I knew nothing about banking. I had always left the financial side of things to my wife, who’s an accountant. But now I was forced to learn. Although we were given rigorous training over the course of a few weeks, I still felt I knew very little by the time I started taking customer calls. So here’s what I did: I kept up a running dialogue with God throughout the day. “Lord, I can’t remember which screen shows me pending debits”…. “What’s it called when an account’s inactive and we have to send the funds to the state? Oh yeah, escheatment. Thanks”…. “Lord, I don’t even understand this customer’s question. Can you help me?”
This was an extreme case, of course, because I had never felt so helpless in any job I had ever had. My ongoing dialogue with God was just my way of getting through the day. But it had an unexpected outcome. Although this was a living nightmare for me—ending up in a call center instead of at a university—it turned out to be an adventure. I soon realized that being a CSR (a customer service rep) gave me lots of opportunities to minister to people in concrete ways.
I spoke with a young man who was dazed from the recent death of his wife. He, too, had left the banking to his wife, and now, for his children’s sake, he had to learn how to manage his finances. I was able to assist him.
I spoke with an elderly man whose son had stolen his debit card and was using it at a casino.

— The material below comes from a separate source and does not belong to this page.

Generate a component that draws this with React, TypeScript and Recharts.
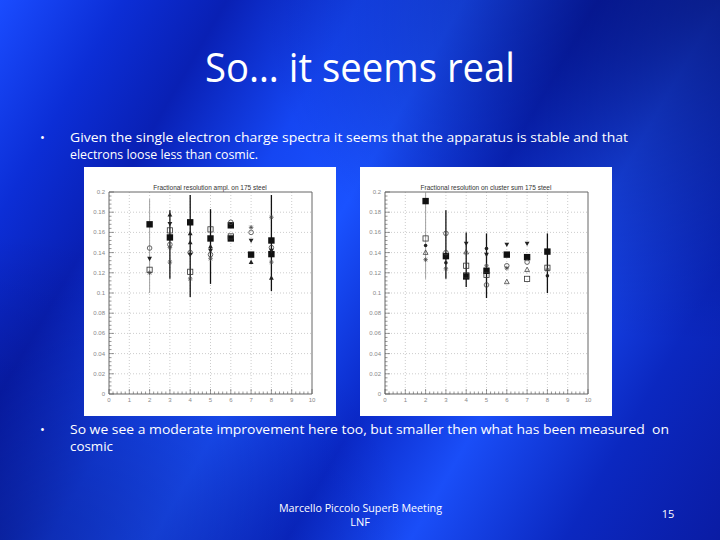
import React from "react";
import { ScatterChart, Scatter, XAxis, YAxis, ReferenceLine, ErrorBar } from "recharts";

const xMajorTicks = [0, 1, 2, 3, 4, 5, 6, 7, 8, 9, 10];
const xTickLabels = ["0", "1", "2", "3", "4", "5", "6", "7", "8", "9", "10"];
const yMajorTicks = [0, 0.02, 0.04, 0.06, 0.08, 0.1, 0.12, 0.14, 0.16, 0.18, 0.2];
const yTickLabels = ["0", "0.02", "0.04", "0.06", "0.08", "0.1", "0.12", "0.14", "0.16", "0.18", "0.2"];

// left plot: amplitude resolution
const ampGreyX = [2];
const ampGreyY = [0.168];
const ampGreyLow = [0.068];
const ampGreyHigh = [0.025];
const ampErrX = [3, 4, 5, 8];
const ampErrY = [0.155, 0.17, 0.154, 0.1385];
const ampErrLow = [0.041, 0.074, 0.045, 0.0365];
const ampErrHigh = [0.027, 0.027, 0.029, 0.0585];
const ampSqX = [6, 6, 7, 8];
const ampSqY = [0.154, 0.167, 0.138, 0.152];
const ampCircX = [2, 3, 4, 5, 6, 7, 8];
const ampCircY = [0.1445, 0.148, 0.14, 0.138, 0.17, 0.16, 0.145];
const ampTriUpX = [3, 4, 4, 5, 7, 8];
const ampTriUpY = [0.1775, 0.159, 0.15, 0.146, 0.1306, 0.115];
const ampTriDownX = [2, 3, 4, 5, 7, 8];
const ampTriDownY = [0.134, 0.1686, 0.138, 0.142, 0.152, 0.142];
const ampSqOpenX = [2, 3, 4, 5, 6];
const ampSqOpenY = [0.123, 0.162, 0.121, 0.163, 0.156];
const ampStarX = [2, 3, 3, 4, 5, 7, 8, 8];
const ampStarY = [0.12, 0.1306, 0.145, 0.114, 0.134, 0.165, 0.1306, 0.175];

// right plot: cluster resolution
const cluGreyX = [2];
const cluGreyY = [0.191];
const cluGreyLow = [0.077];
const cluGreyHigh = [0.009];
const cluErrX = [3, 4, 5, 8];
const cluErrY = [0.1365, 0.1164, 0.122, 0.141];
const cluErrLow = [0.0225, 0.0104, 0.027, 0.041];
const cluErrHigh = [0.0455, 0.0436, 0.037, 0.018];
const cluSqX = [6, 7];
const cluSqY = [0.138, 0.1355];
const cluSqOpenX = [2, 4, 4, 5, 7, 8];
const cluSqOpenY = [0.154, 0.127, 0.1175, 0.118, 0.114, 0.125];
const cluTriDownX = [4, 5, 6, 7];
const cluTriDownY = [0.149, 0.138, 0.148, 0.149];
const cluTriUpX = [2, 4, 6, 7];
const cluTriUpY = [0.14, 0.1405, 0.111, 0.123];
const cluDotX = [2, 3, 5, 8];
const cluDotY = [0.147, 0.13, 0.144, 0.117];
const cluCircX = [3, 3, 5, 6, 7];
const cluCircY = [0.159, 0.14, 0.108, 0.127, 0.1306];
const cluStarX = [2, 3, 5, 6, 8];
const cluStarY = [0.133, 0.124, 0.127, 0.1246, 0.123];

type Kind = "sq" | "sqOpen" | "circ" | "dot" | "triUp" | "triUpOpen" | "triDown" | "star";

function toPoints(xs: number[], ys: number[], low?: number[], high?: number[]) {
  return xs.map((x, i) => ({ x, y: ys[i], err: low && high ? [low[i], high[i]] : undefined }));
}

function Marker({ cx, cy, kind }: { cx?: number; cy?: number; kind: Kind }) {
  if (cx == null || cy == null) return null;
  const c = "#111";
  switch (kind) {
    case "sq":
      return <rect x={cx - 3.2} y={cy - 3.2} width={6.4} height={6.4} fill={c} />;
    case "sqOpen":
      return <rect x={cx - 2.6} y={cy - 2.6} width={5.2} height={5.2} fill="none" stroke="#333" strokeWidth={0.8} />;
    case "circ":
      return <circle cx={cx} cy={cy} r={2.3} fill="none" stroke="#444" strokeWidth={0.8} />;
    case "dot":
      return <circle cx={cx} cy={cy} r={1.8} fill="#222" />;
    case "triUp":
      return <path d={`M${cx},${cy - 2.6}L${cx + 2.4},${cy + 1.8}L${cx - 2.4},${cy + 1.8}Z`} fill="#222" />;
    case "triUpOpen":
      return <path d={`M${cx},${cy - 2.6}L${cx + 2.4},${cy + 1.8}L${cx - 2.4},${cy + 1.8}Z`} fill="none" stroke="#444" strokeWidth={0.8} />;
    case "triDown":
      return <path d={`M${cx},${cy + 2.6}L${cx + 2.4},${cy - 1.8}L${cx - 2.4},${cy - 1.8}Z`} fill="#222" />;
    case "star":
      return (
        <path
          d={`M${cx - 2.3},${cy}L${cx + 2.3},${cy}M${cx},${cy - 2.3}L${cx},${cy + 2.3}M${cx - 1.7},${cy - 1.7}L${cx + 1.7},${cy + 1.7}M${cx - 1.7},${cy + 1.7}L${cx + 1.7},${cy - 1.7}`}
          stroke="#444"
          strokeWidth={0.7}
        />
      );
  }
  return null;
}

const xTicks: number[] = [];
for (let i = 0; i <= 50; i++) xTicks.push(Math.round(i * 0.2 * 1000) / 1000);
const yTicks: number[] = [];
for (let i = 0; i <= 50; i++) yTicks.push(Math.round(i * 0.004 * 10000) / 10000);

function XTick(props: any) {
  const { x, y, payload } = props;
  const idx = xMajorTicks.findIndex((t) => Math.abs(t - payload.value) < 1e-6);
  const major = idx >= 0;
  return (
    <g>
      <line x1={x} x2={x} y1={y} y2={y - (major ? 5 : 2.5)} stroke="#555" strokeWidth={0.6} />
      {major && (
        <text x={x} y={y + 8} textAnchor="middle" fontSize={6} fill="#888" fontFamily="Liberation Sans, sans-serif">
          {xTickLabels[idx]}
        </text>
      )}
    </g>
  );
}

function YTick(props: any) {
  const { x, y, payload } = props;
  const idx = yMajorTicks.findIndex((t) => Math.abs(t - payload.value) < 1e-6);
  const major = idx >= 0;
  return (
    <g>
      <line x1={x} x2={x + (major ? 5 : 2.5)} y1={y} y2={y} stroke="#555" strokeWidth={0.6} />
      {major && (
        <text x={x - 4} y={y + 2} textAnchor="end" fontSize={6} fill="#888" fontFamily="Liberation Sans, sans-serif">
          {yTickLabels[idx]}
        </text>
      )}
    </g>
  );
}

type SeriesDef = {
  name: string;
  kind: Kind;
  data: { x: number; y: number; err?: number[] }[];
  errColor?: string;
  errWidth?: number;
};

function ResolutionChart({ left, title, series }: { left: number; title: string; series: SeriesDef[] }) {
  return (
    <div style={{ position: "absolute", left, top: 167, width: 252, height: 249, background: "#fff" }}>
      <div
        style={{
          position: "absolute",
          top: 17,
          left: 0,
          width: "100%",
          textAlign: "center",
          fontSize: 6.5,
          color: "#333",
          fontFamily: "Liberation Sans, sans-serif",
        }}
      >
        {title}
      </div>
      <ScatterChart width={252} height={249} margin={{ top: 25, right: 24, bottom: 0, left: 0 }}>
        <XAxis
          type="number"
          dataKey="x"
          domain={[0, 10]}
          ticks={xTicks}
          interval={0}
          tickSize={0}
          tickMargin={0}
          tickLine={false}
          tick={(p: any) => <XTick {...p} />}
          height={22}
          stroke="#666"
          allowDataOverflow
        />
        <YAxis
          type="number"
          dataKey="y"
          domain={[0, 0.2]}
          ticks={yTicks}
          interval={0}
          tickSize={0}
          tickMargin={0}
          tickLine={false}
          tick={(p: any) => <YTick {...p} />}
          width={25}
          stroke="#666"
          allowDataOverflow
        />
        {xMajorTicks.slice(1, -1).map((v) => (
          <ReferenceLine key={"gx" + v} x={v} stroke="#aaa" strokeWidth={0.6} strokeDasharray="1 2" />
        ))}
        {yMajorTicks.slice(1, -1).map((v) => (
          <ReferenceLine key={"gy" + v} y={v} stroke="#aaa" strokeWidth={0.6} strokeDasharray="1 2" />
        ))}
        <ReferenceLine x={10} stroke="#666" strokeWidth={1} />
        <ReferenceLine y={0.2} stroke="#666" strokeWidth={1} />
        {series.map((s) => (
          <Scatter
            key={s.name}
            name={s.name}
            data={s.data}
            isAnimationActive={false}
            shape={(p: any) => <Marker cx={p.cx} cy={p.cy} kind={s.kind} />}
          >
            {s.errColor && (
              <ErrorBar dataKey="err" direction="y" width={0} stroke={s.errColor} strokeWidth={s.errWidth ?? 1.3} />
            )}
          </Scatter>
        ))}
      </ScatterChart>
    </div>
  );
}

const ampSeries: SeriesDef[] = [
  { name: "greySq", kind: "sq", data: toPoints(ampGreyX, ampGreyY, ampGreyLow, ampGreyHigh), errColor: "#999", errWidth: 0.9 },
  { name: "errSq", kind: "sq", data: toPoints(ampErrX, ampErrY, ampErrLow, ampErrHigh), errColor: "#111" },
  { name: "sq", kind: "sq", data: toPoints(ampSqX, ampSqY) },
  { name: "circ", kind: "circ", data: toPoints(ampCircX, ampCircY) },
  { name: "triUp", kind: "triUp", data: toPoints(ampTriUpX, ampTriUpY) },
  { name: "triDown", kind: "triDown", data: toPoints(ampTriDownX, ampTriDownY) },
  { name: "sqOpen", kind: "sqOpen", data: toPoints(ampSqOpenX, ampSqOpenY) },
  { name: "star", kind: "star", data: toPoints(ampStarX, ampStarY) },
];

const cluSeries: SeriesDef[] = [
  { name: "greySq", kind: "sq", data: toPoints(cluGreyX, cluGreyY, cluGreyLow, cluGreyHigh), errColor: "#999", errWidth: 0.9 },
  { name: "errSq", kind: "sq", data: toPoints(cluErrX, cluErrY, cluErrLow, cluErrHigh), errColor: "#111" },
  { name: "sq", kind: "sq", data: toPoints(cluSqX, cluSqY) },
  { name: "sqOpen", kind: "sqOpen", data: toPoints(cluSqOpenX, cluSqOpenY) },
  { name: "triDown", kind: "triDown", data: toPoints(cluTriDownX, cluTriDownY) },
  { name: "triUpOpen", kind: "triUpOpen", data: toPoints(cluTriUpX, cluTriUpY) },
  { name: "dot", kind: "dot", data: toPoints(cluDotX, cluDotY) },
  { name: "circ", kind: "circ", data: toPoints(cluCircX, cluCircY) },
  { name: "star", kind: "star", data: toPoints(cluStarX, cluStarY) },
];

const slideFont = "'Open Sans', 'Liberation Sans', sans-serif";

export default function App() {
  return (
    <div
      style={{
        position: "fixed",
        left: 0,
        top: 0,
        width: 720,
        height: 540,
        overflow: "hidden",
        background:
          "radial-gradient(ellipse at 100% 0%, rgba(0,0,70,0.6), rgba(0,0,70,0) 45%), radial-gradient(ellipse at 0% 100%, rgba(0,0,70,0.4), rgba(0,0,70,0) 40%), linear-gradient(120deg, #1a4cff 0%, #0c2ed6 12%, #0920b4 22%, #1546f2 35%, #1a52ff 45%, #0a29c8 58%, #1a4ef8 70%, #0b28c0 85%, #0a1ca4 100%)",
      }}
    >
      <svg width={720} height={540} style={{ position: "absolute", left: 0, top: 0 }}>
        <g fill="#fff" fontFamily={slideFont}>
          <text x={205} y={82} fontSize={40} textLength={310} lengthAdjust="spacingAndGlyphs">
            So… it seems real
          </text>
          <text x={40} y={142} fontSize={13}>•</text>
          <text x={70} y={142} fontSize={13} textLength={558} lengthAdjust="spacingAndGlyphs">
            Given the single electron charge spectra it seems that the apparatus is stable and that
          </text>
          <text x={70} y={159} fontSize={13} textLength={188} lengthAdjust="spacingAndGlyphs">
            electrons loose less than cosmic.
          </text>
          <text x={40} y={434} fontSize={13}>•</text>
          <text x={70} y={434} fontSize={13} textLength={599} lengthAdjust="spacingAndGlyphs" xmlSpace="preserve">
            So we see a moderate improvement here too, but smaller then what has been measured  on
          </text>
          <text x={70} y={451} fontSize={13} textLength={43} lengthAdjust="spacingAndGlyphs">
            cosmic
          </text>
          <text x={279} y={512} fontSize={11} textLength={163} lengthAdjust="spacingAndGlyphs">
            Marcello Piccolo SuperB Meeting
          </text>
          <text x={360} y={526} fontSize={11} textAnchor="middle">
            LNF
          </text>
          <text x={668} y={518} fontSize={11} textAnchor="middle">
            15
          </text>
        </g>
      </svg>
      <ResolutionChart left={84} title="Fractional resolution ampl. on 175 steel" series={ampSeries} />
      <ResolutionChart left={360} title="Fractional resolution on cluster sum 175 steel" series={cluSeries} />
    </div>
  );
}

Even though I offered to put a block on the card, the old man hesitated. He told me about his rocky relationship with his son, and he said the money didn’t matter. He wondered whether he would ever be able to repair the relationship. I asked him, gently, whether he’d be serving that purpose by letting his son continue to steal from him.

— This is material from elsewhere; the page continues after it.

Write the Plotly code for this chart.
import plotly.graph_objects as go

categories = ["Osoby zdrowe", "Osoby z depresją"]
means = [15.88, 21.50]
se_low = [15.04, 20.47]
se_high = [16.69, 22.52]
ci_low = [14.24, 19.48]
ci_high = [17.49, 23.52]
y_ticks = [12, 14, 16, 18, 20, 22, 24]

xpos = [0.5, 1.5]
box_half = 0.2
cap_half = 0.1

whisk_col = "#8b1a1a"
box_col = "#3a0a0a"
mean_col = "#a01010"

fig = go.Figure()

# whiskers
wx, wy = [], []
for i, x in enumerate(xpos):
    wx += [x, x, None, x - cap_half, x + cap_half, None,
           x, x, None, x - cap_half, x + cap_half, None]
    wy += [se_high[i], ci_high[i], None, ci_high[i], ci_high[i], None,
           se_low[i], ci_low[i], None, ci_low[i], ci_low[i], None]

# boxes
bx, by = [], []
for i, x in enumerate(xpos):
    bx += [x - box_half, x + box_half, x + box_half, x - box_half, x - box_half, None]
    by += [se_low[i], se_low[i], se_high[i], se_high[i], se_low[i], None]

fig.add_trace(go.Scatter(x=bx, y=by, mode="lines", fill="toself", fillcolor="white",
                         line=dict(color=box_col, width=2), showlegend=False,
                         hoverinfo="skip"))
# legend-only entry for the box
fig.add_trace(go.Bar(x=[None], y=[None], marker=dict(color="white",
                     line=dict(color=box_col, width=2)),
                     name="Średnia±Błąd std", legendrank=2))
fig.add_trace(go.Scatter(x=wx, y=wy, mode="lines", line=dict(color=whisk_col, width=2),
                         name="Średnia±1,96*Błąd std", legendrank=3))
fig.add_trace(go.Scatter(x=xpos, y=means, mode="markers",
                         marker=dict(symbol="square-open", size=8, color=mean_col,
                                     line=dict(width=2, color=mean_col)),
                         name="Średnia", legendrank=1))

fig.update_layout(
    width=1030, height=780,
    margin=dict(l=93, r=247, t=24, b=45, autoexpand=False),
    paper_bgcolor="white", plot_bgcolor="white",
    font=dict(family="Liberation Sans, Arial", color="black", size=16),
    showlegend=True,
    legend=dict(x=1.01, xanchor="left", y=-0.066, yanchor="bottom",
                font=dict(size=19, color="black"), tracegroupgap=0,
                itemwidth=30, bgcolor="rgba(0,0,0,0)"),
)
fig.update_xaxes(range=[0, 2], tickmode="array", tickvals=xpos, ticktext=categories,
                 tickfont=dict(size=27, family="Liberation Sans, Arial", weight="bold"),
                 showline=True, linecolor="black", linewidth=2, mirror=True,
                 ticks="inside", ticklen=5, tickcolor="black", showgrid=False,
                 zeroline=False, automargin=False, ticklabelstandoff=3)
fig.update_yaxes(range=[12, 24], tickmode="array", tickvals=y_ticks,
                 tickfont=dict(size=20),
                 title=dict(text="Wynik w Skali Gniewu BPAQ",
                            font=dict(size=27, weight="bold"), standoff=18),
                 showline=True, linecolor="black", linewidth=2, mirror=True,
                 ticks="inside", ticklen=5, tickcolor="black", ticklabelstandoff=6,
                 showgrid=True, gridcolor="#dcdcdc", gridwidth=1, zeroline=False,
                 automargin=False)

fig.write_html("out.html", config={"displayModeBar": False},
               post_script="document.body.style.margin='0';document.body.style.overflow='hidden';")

I spoke with lots of people who were angry and frustrated about charges on their accounts. In some cases I discovered bank errors and corrected them. In other cases, I was able to educate the customers and show them how to avoid those errors in the future.
But through all of these discussions, I kept up that running dialogue: “Lord, what shall I say to this person? How can I help them?”

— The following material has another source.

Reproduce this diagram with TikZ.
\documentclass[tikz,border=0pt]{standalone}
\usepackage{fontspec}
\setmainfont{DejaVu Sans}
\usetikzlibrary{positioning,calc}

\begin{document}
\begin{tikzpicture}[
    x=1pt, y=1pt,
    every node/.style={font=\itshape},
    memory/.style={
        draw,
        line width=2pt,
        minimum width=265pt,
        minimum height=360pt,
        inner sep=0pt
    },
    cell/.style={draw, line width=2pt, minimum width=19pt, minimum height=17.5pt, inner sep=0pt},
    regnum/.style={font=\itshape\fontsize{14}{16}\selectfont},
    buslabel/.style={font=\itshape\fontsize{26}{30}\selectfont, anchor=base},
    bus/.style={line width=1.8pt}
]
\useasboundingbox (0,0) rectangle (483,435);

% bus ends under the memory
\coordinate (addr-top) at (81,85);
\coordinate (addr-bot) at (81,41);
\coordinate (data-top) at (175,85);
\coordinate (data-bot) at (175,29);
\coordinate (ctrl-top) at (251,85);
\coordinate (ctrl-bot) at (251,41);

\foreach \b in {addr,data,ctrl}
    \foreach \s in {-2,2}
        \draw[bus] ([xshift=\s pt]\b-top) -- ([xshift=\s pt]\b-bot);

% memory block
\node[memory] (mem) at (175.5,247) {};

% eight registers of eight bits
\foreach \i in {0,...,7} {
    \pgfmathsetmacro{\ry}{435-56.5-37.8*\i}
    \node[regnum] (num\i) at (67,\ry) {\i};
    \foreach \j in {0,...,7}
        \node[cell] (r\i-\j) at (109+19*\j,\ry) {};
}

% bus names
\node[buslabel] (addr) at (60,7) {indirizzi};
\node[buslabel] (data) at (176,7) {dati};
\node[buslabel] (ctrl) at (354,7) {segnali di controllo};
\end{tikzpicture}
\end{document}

Before I had been there an entire twelve months, my department named me “CSR of the Year.” Other awards followed. I was asked to mentor new employees and to serve on a committee to improve quality in the call center. And after I had been there only a year and a half, I was promoted to the Resource Center, a special team that CSRs called when they had questions or needed advice. I had started out totally lost, but God had helped me to learn the job well enough to teach others. But I never stopped having that dialogue with God, even when I was a member of the Resource Center. And every day was an adventure.
Do you maintain a running dialogue with God about your job as you’re performing it? If not, I invite you to try it… and watch what happens.